You wanted it to be available in the U.S.

Someone at Volvo must have been listening. 

Yesterday Volvo CEO Stefan Jacoby confirmed at a press conference in Washington, D.C. that the U.S. will be getting the V60 PHEV in 2013, a full year behind Europe. 

There’s a good reason for the delay, however. Instead of the 2.4 liter diesel D5 engine found in the european version of the V60 PHEV we drove in Germany last month, the U.S. version will feature a gasoline engine instead. 

While the U.S. specification 2013 Volvo V60 PHEV will have the same 52 kilowatt AC motor driving the rear wheels in a through-the-road hybrid configuration, the same 30 mile all-electric range, the ability to tow, and its electronic all-wheel drive system, as its European sibling, expect its fuel economy to be lower than the diesel version.

As diesel engines are generally more fuel efficient than their gasoline counterparts, expect a drop in the V60’s overall combined fuel economy, at least on paper. 

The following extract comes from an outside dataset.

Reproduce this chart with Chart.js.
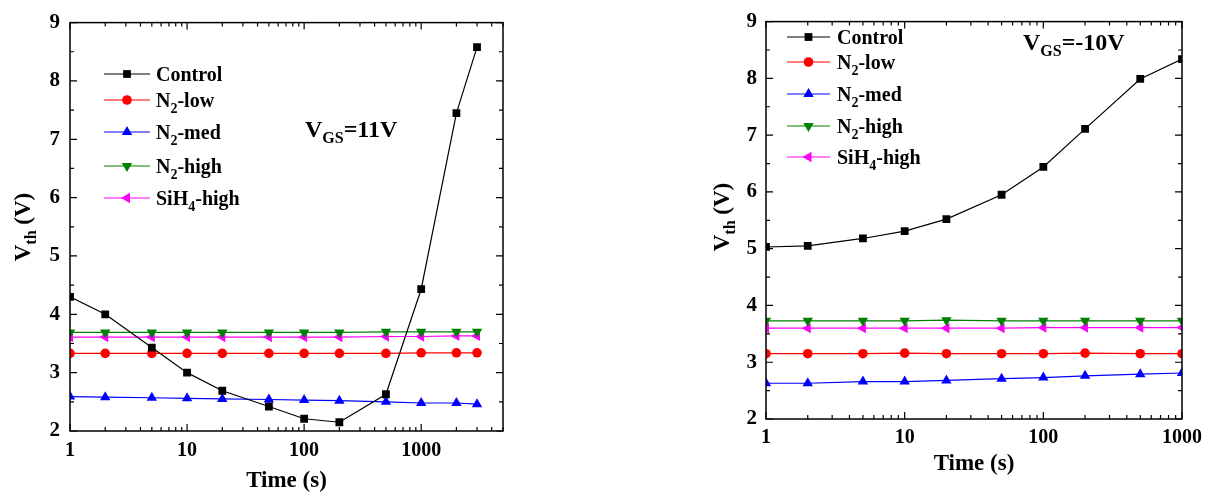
<!DOCTYPE html>
<html>
<head>
<meta charset="utf-8">
<script src="https://cdn.jsdelivr.net/npm/chart.js@4/dist/chart.umd.min.js"></script>
<style>
    body { margin: 0; background: #fff; }
    canvas { position: absolute; top: 0; }
    #leftChart { left: 0; }
    #rightChart { left: 690px; }
</style>
</head>
<body>
<canvas id="leftChart" width="540" height="496"></canvas>
<canvas id="rightChart" width="529" height="496"></canvas>
<script>
// 數據 (VGS = 11V)
const leftTimes = [1, 2, 5, 10, 20, 50, 100, 200, 500, 1000, 2000, 3000];
const leftControl = [4.30, 4.00, 3.43, 3.00, 2.69, 2.42, 2.21, 2.15, 2.63, 4.43, 7.45, 8.58];
const leftN2Low = [3.33, 3.33, 3.33, 3.33, 3.33, 3.33, 3.33, 3.33, 3.33, 3.34, 3.34, 3.34];
const leftN2Med = [2.59, 2.58, 2.57, 2.56, 2.55, 2.54, 2.53, 2.52, 2.50, 2.48, 2.48, 2.46];
const leftN2High = [3.69, 3.69, 3.69, 3.69, 3.69, 3.69, 3.69, 3.69, 3.70, 3.70, 3.70, 3.70];
const leftSiH4High = [3.61, 3.61, 3.61, 3.61, 3.61, 3.61, 3.61, 3.61, 3.62, 3.62, 3.63, 3.63];

// 數據 (VGS = -10V)
const rightTimes = [1, 2, 5, 10, 20, 50, 100, 200, 500, 1000];
const rightControl = [5.03, 5.05, 5.18, 5.31, 5.52, 5.95, 6.44, 7.11, 7.99, 8.34];
const rightN2Low = [3.15, 3.15, 3.15, 3.16, 3.15, 3.15, 3.15, 3.16, 3.15, 3.15];
const rightN2Med = [2.63, 2.63, 2.66, 2.66, 2.68, 2.71, 2.73, 2.76, 2.79, 2.81];
const rightN2High = [3.73, 3.73, 3.73, 3.73, 3.74, 3.73, 3.73, 3.73, 3.73, 3.73];
const rightSiH4High = [3.60, 3.60, 3.60, 3.60, 3.60, 3.60, 3.61, 3.61, 3.61, 3.61];

const xTickLabels = [1, 10, 100, 1000];
const yTickLabels = [2, 3, 4, 5, 6, 7, 8, 9];

const FONT = '"Liberation Serif", "Times New Roman", serif';

// 系列樣式
const seriesStyles = [
    { label: [['Control', 0]], color: '#000000', pointStyle: 'rect', radius: 5.5, rotation: 0 },
    { label: [['N', 0], ['2', 1], ['-low', 0]], color: '#ff0000', pointStyle: 'circle', radius: 4.8, rotation: 0 },
    { label: [['N', 0], ['2', 1], ['-med', 0]], color: '#0000ff', pointStyle: 'triangle', radius: 6, rotation: 0 },
    { label: [['N', 0], ['2', 1], ['-high', 0]], color: '#008000', pointStyle: 'triangle', radius: 6, rotation: 180 },
    { label: [['SiH', 0], ['4', 1], ['-high', 0]], color: '#ff00ff', pointStyle: 'triangle', radius: 6, rotation: 270 }
];

function toPoints(xs, ys) {
    return xs.map((x, i) => ({ x: x, y: ys[i] }));
}

function makeDatasets(times, seriesList) {
    return seriesList.map((values, i) => {
        const s = seriesStyles[i];
        return {
            label: s.label.map(p => p[0]).join(''),
            data: toPoints(times, values),
            borderColor: s.color,
            backgroundColor: s.color,
            borderWidth: 1.2,
            pointStyle: s.pointStyle,
            pointRadius: s.radius,
            pointRotation: s.rotation,
            pointBorderWidth: 0,
            tension: 0
        };
    });
}

// 下標文字
function drawParts(ctx, parts, x, y, size, subSize, subShift) {
    let cx = x;
    parts.forEach(p => {
        if (p[1]) {
            ctx.font = 'bold ' + subSize + 'px ' + FONT;
            ctx.fillText(p[0], cx, y + subShift);
        } else {
            ctx.font = 'bold ' + size + 'px ' + FONT;
            ctx.fillText(p[0], cx, y);
        }
        cx += ctx.measureText(p[0]).width;
    });
    return cx - x;
}

function partsWidth(ctx, parts, size, subSize) {
    let w = 0;
    parts.forEach(p => {
        ctx.font = 'bold ' + (p[1] ? subSize : size) + 'px ' + FONT;
        w += ctx.measureText(p[0]).width;
    });
    return w;
}

const decorPlugin = {
    id: 'decor',
    afterDraw(chart, args, opts) {
        const ctx = chart.ctx;
        const a = chart.chartArea;
        const xs = chart.scales.x;
        const ys = chart.scales.y;
        ctx.save();
        ctx.strokeStyle = '#000';
        ctx.fillStyle = '#000';

        // 邊框
        ctx.lineWidth = 1.5;
        ctx.strokeRect(a.left, a.top, a.right - a.left, a.bottom - a.top);

        // 刻度
        ctx.lineWidth = 1.2;
        ctx.beginPath();
        for (let d = 1; d <= xs.max; d *= 10) {
            for (let k = 1; k <= 9; k++) {
                const v = d * k;
                if (v < xs.min || v > xs.max) continue;
                const px = xs.getPixelForValue(v);
                const len = k === 1 ? 7 : 4;
                ctx.moveTo(px, a.bottom); ctx.lineTo(px, a.bottom - len);
                ctx.moveTo(px, a.top); ctx.lineTo(px, a.top + len);
            }
        }
        for (let v = ys.min; v <= ys.max; v += 0.5) {
            const py = ys.getPixelForValue(v);
            const len = Number.isInteger(v) ? 7 : 4;
            ctx.moveTo(a.left, py); ctx.lineTo(a.left + len, py);
            ctx.moveTo(a.right, py); ctx.lineTo(a.right - len, py);
        }
        ctx.stroke();

        // 軸標題
        ctx.textBaseline = 'alphabetic';
        ctx.textAlign = 'left';
        ctx.font = 'bold 23px ' + FONT;
        const xt = 'Time (s)';
        const xtw = ctx.measureText(xt).width;
        ctx.fillText(xt, (a.left + a.right) / 2 - xtw / 2, opts.xTitleY);

        const yParts = [['V', 0], ['th', 1], [' (V)', 0]];
        const ytw = partsWidth(ctx, yParts, 23, 16);
        ctx.save();
        ctx.translate(opts.yTitleX, opts.yTitleY);
        ctx.rotate(-Math.PI / 2);
        drawParts(ctx, yParts, -ytw / 2, 0, 23, 16, 6);
        ctx.restore();

        // 圖例
        const lg = opts.legend;
        seriesStyles.forEach((s, i) => {
            const y = lg.rows[i];
            ctx.strokeStyle = s.color;
            ctx.fillStyle = s.color;
            ctx.lineWidth = 1.2;
            ctx.beginPath();
            ctx.moveTo(lg.x1, y); ctx.lineTo(lg.x2, y);
            ctx.stroke();
            Chart.helpers.drawPoint(ctx, {
                pointStyle: s.pointStyle,
                radius: s.radius,
                rotation: s.rotation,
                borderWidth: 0
            }, (lg.x1 + lg.x2) / 2, y);
            ctx.fillStyle = '#000';
            drawParts(ctx, s.label, lg.tx, y + 7, 20, 14, 6);
        });

        // 註記
        ctx.fillStyle = '#000';
        drawParts(ctx, opts.note, opts.noteX, opts.noteY, 24, 16, 6);

        ctx.restore();
    }
};

function makeChart(id, times, seriesList, xMax, xAxisHeight, yAxisWidth, yPad, xPad, decor) {
    const ctx = document.getElementById(id).getContext('2d');
    return new Chart(ctx, {
        type: 'line',
        data: { datasets: makeDatasets(times, seriesList) },
        plugins: [decorPlugin],
        options: {
            responsive: false,
            animation: false,
            layout: { padding: { top: 15, right: 37, left: 0, bottom: 0 } },
            plugins: {
                legend: { display: false },
                tooltip: { enabled: false },
                decor: decor
            },
            scales: {
                x: {
                    type: 'logarithmic',
                    min: 1,
                    max: xMax,
                    grid: { display: false, drawTicks: false },
                    border: { display: false },
                    afterBuildTicks: scale => {
                        scale.ticks = xTickLabels.map(v => ({ value: v }));
                    },
                    afterFit: scale => { scale.height = xAxisHeight; },
                    ticks: {
                        color: '#000',
                        padding: xPad,
                        maxRotation: 0,
                        autoSkip: false,
                        font: { family: FONT, size: 20, weight: 'bold' },
                        callback: v => String(v)
                    }
                },
                y: {
                    min: 2,
                    max: 9,
                    grid: { display: false, drawTicks: false },
                    border: { display: false },
                    afterBuildTicks: scale => {
                        scale.ticks = yTickLabels.map(v => ({ value: v }));
                    },
                    afterFit: scale => { scale.width = yAxisWidth; },
                    ticks: {
                        color: '#000',
                        padding: yPad,
                        font: { family: FONT, size: 21, weight: 'bold' }
                    }
                }
            }
        }
    });
}

document.addEventListener('DOMContentLoaded', function() {
    makeChart('leftChart', leftTimes,
        [leftControl, leftN2Low, leftN2Med, leftN2High, leftSiH4High],
        5000, 65, 70, 10, 8, {
            xTitleY: 487,
            yTitleX: 30,
            yTitleY: 227,
            legend: { x1: 104, x2: 150, tx: 156, rows: [74, 100, 132, 166, 198] },
            note: [['V', 0], ['GS', 1], ['=11V', 0]],
            noteX: 305,
            noteY: 137
        });

    makeChart('rightChart', rightTimes,
        [rightControl, rightN2Low, rightN2Med, rightN2High, rightSiH4High],
        1000, 77, 76, 9, 7, {
            xTitleY: 470,
            yTitleX: 39,
            yTitleY: 217,
            legend: { x1: 97, x2: 140, tx: 147, rows: [37, 62, 94, 126, 157] },
            note: [['V', 0], ['GS', 1], ['=-10V', 0]],
            noteX: 333,
            noteY: 50
        });
});
</script>
</body>
</html>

Volvo hasn’t released details yet of which gasoline engine it is using in the U.S. version of the V60, but we think in order to truly woo consumers and be competitive will have to squeeze an economy figure of 100 miles-per-gallon out of the gasoline-electric drivetrain - although as we’ve said before, MPG figures for plug-in hyrbids depend on the duty cycle used for testing and can be pretty meaningless for real-world driving. 

Initially, the V60 PHEV will be offered only as a test-fleet vehicle of unkown volume much like the European version, but we hope Volvo will make a retail version available after the initial trial phase is complete. 

Sticker price is as yet unknown, but we expect the 2013 Volvo V60 PHEV to be squarely aimed at the  premium end of the plug-in car market.  However, as the first plug-in hybrid station wagon for the U.S. market we think it is certainly going to get a lot of attention from those needing something a little larger than the 2011 Chevrolet Volt for trips to the mountains at the weekend.